>> BEGIN
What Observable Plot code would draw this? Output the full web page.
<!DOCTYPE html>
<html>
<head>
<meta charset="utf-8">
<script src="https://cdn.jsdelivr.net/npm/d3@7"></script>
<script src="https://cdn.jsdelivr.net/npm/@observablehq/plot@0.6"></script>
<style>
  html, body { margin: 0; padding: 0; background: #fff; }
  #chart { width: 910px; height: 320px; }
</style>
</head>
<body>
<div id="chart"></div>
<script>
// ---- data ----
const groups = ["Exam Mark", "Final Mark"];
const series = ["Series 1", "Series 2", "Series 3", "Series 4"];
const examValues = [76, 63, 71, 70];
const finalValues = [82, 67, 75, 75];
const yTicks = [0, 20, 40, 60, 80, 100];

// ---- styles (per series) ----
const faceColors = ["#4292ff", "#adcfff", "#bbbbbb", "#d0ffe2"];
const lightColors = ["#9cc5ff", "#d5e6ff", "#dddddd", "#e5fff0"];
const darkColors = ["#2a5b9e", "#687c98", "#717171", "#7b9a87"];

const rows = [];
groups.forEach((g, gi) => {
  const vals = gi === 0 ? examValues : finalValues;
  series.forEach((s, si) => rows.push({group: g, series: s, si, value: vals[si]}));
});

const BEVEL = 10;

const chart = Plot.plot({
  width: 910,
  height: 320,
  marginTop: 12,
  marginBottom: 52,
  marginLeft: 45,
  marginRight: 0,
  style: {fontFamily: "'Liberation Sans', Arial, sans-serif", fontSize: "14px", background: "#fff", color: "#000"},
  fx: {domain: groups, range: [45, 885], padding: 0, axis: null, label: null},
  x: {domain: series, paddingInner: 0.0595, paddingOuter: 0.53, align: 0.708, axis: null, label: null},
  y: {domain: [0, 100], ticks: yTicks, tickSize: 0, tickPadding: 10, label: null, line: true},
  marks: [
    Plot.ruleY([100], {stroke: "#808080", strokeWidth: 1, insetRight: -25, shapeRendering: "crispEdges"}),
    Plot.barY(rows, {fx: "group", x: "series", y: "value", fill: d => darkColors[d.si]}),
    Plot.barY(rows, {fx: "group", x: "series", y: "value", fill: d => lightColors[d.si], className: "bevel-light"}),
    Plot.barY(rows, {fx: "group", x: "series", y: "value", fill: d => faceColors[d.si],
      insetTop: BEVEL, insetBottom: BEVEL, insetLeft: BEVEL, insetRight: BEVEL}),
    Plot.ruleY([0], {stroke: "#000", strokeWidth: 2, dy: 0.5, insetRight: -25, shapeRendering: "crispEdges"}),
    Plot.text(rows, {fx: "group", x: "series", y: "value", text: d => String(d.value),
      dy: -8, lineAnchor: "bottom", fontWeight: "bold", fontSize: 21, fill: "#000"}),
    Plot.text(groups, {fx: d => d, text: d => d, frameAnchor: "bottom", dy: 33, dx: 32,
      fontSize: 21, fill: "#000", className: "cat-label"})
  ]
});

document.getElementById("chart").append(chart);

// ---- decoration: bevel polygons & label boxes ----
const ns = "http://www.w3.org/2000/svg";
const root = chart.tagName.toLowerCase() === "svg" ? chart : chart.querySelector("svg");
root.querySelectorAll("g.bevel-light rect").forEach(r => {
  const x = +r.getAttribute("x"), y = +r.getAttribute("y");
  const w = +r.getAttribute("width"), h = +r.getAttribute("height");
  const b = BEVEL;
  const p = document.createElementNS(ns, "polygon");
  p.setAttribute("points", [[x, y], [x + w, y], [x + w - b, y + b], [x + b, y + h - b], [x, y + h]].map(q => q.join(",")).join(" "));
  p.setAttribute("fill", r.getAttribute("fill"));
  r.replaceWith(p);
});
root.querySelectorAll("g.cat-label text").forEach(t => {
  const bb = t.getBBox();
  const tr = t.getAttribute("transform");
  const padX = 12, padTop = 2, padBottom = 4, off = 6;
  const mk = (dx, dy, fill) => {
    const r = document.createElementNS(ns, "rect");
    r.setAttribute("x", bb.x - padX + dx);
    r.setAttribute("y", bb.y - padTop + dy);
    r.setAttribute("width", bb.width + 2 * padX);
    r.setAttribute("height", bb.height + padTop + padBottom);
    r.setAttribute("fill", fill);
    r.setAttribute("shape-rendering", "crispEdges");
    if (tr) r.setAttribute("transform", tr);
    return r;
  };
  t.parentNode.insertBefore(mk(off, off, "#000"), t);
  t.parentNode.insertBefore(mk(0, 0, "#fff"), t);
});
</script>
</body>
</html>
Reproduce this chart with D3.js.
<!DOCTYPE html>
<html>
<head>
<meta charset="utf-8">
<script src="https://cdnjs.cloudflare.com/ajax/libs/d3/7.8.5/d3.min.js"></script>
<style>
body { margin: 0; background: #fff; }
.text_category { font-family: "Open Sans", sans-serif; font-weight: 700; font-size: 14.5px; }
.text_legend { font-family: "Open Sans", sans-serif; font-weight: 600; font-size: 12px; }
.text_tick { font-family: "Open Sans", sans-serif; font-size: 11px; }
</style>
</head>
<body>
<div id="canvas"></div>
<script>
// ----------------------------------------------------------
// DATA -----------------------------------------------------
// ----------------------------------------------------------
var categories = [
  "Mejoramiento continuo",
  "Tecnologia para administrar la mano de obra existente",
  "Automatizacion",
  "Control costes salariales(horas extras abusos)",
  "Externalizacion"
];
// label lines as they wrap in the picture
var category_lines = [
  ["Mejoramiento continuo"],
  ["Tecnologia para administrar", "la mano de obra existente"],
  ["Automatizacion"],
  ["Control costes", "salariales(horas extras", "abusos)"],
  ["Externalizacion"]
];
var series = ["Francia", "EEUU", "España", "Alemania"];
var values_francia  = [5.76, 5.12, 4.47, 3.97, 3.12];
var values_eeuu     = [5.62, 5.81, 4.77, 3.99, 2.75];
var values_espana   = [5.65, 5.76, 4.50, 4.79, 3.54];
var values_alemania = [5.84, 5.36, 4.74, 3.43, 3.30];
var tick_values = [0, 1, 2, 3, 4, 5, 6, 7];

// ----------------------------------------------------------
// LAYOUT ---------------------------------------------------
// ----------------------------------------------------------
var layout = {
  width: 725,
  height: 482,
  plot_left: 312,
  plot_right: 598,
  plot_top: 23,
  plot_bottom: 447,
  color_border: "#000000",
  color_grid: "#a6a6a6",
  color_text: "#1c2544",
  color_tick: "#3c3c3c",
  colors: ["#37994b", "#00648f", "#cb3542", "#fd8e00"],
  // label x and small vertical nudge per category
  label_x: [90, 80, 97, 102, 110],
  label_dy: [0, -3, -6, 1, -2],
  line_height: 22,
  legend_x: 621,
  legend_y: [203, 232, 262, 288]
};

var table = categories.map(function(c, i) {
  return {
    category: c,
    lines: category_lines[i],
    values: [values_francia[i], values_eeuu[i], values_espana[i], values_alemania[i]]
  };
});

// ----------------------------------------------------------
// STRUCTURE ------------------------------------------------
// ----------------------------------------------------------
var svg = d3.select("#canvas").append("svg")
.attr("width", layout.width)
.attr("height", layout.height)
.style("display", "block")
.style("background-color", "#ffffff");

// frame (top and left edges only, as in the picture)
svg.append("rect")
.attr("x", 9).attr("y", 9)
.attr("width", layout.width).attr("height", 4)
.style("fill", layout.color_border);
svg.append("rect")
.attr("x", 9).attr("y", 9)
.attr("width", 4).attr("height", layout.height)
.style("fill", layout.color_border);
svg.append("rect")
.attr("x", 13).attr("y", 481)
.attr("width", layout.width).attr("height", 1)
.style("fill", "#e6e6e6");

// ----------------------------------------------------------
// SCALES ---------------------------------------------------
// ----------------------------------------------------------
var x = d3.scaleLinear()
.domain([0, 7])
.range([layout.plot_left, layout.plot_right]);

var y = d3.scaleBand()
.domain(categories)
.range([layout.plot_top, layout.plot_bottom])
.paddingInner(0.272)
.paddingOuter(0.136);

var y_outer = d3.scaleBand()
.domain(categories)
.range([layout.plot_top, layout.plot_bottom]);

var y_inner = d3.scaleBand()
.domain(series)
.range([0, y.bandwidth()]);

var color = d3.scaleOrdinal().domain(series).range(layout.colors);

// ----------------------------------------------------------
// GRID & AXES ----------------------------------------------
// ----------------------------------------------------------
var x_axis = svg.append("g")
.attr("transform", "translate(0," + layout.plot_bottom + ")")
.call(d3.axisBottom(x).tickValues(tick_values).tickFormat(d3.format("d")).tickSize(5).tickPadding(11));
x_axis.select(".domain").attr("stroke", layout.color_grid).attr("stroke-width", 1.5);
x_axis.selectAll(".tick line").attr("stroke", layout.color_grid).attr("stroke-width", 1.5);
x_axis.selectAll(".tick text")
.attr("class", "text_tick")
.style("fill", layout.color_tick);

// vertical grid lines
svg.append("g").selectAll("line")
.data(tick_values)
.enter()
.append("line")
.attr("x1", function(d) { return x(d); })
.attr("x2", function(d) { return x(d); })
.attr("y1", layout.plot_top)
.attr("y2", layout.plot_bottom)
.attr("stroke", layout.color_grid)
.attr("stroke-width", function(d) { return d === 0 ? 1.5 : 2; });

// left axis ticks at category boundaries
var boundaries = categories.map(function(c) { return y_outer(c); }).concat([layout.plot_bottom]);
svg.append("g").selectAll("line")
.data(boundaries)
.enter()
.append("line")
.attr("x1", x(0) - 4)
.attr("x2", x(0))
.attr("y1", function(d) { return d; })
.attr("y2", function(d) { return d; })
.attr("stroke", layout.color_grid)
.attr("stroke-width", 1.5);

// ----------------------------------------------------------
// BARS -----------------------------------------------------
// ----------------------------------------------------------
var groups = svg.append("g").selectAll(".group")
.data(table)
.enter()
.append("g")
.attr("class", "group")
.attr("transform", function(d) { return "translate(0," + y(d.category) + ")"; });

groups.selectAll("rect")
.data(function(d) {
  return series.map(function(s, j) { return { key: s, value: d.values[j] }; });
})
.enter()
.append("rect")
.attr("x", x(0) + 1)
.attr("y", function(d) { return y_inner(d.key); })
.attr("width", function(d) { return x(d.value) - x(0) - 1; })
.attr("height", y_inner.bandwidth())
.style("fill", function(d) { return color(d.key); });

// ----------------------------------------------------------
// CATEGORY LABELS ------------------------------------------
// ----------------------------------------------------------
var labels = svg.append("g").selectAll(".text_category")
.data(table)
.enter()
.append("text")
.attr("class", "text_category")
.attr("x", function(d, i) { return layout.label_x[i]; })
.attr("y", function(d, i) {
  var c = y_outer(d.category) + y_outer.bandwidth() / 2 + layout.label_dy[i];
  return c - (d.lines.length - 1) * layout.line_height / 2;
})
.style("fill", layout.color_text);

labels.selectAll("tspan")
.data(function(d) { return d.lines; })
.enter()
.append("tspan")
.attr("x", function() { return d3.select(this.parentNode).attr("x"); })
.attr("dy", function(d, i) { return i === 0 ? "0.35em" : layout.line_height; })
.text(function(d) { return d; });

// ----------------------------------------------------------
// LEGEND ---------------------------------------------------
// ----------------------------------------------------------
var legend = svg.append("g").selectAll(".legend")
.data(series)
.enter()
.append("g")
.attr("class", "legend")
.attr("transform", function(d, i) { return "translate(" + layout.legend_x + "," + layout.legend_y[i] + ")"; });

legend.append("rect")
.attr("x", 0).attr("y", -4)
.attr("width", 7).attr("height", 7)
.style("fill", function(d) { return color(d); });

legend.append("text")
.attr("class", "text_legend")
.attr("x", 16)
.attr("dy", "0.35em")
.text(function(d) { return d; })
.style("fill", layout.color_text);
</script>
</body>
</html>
>> END
▶ Problem description
Set the lines down exactly, from the first line of the records to the line where "const BEVEL = 10;" appears, with both ends kept.

▶ Task output
What Observable Plot code would draw this? Output the full web page.
<!DOCTYPE html>
<html>
<head>
<meta charset="utf-8">
<script src="https://cdn.jsdelivr.net/npm/d3@7"></script>
<script src="https://cdn.jsdelivr.net/npm/@observablehq/plot@0.6"></script>
<style>
  html, body { margin: 0; padding: 0; background: #fff; }
  #chart { width: 910px; height: 320px; }
</style>
</head>
<body>
<div id="chart"></div>
<script>
// ---- data ----
const groups = ["Exam Mark", "Final Mark"];
const series = ["Series 1", "Series 2", "Series 3", "Series 4"];
const examValues = [76, 63, 71, 70];
const finalValues = [82, 67, 75, 75];
const yTicks = [0, 20, 40, 60, 80, 100];

// ---- styles (per series) ----
const faceColors = ["#4292ff", "#adcfff", "#bbbbbb", "#d0ffe2"];
const lightColors = ["#9cc5ff", "#d5e6ff", "#dddddd", "#e5fff0"];
const darkColors = ["#2a5b9e", "#687c98", "#717171", "#7b9a87"];

const rows = [];
groups.forEach((g, gi) => {
  const vals = gi === 0 ? examValues : finalValues;
  series.forEach((s, si) => rows.push({group: g, series: s, si, value: vals[si]}));
});

const BEVEL = 10;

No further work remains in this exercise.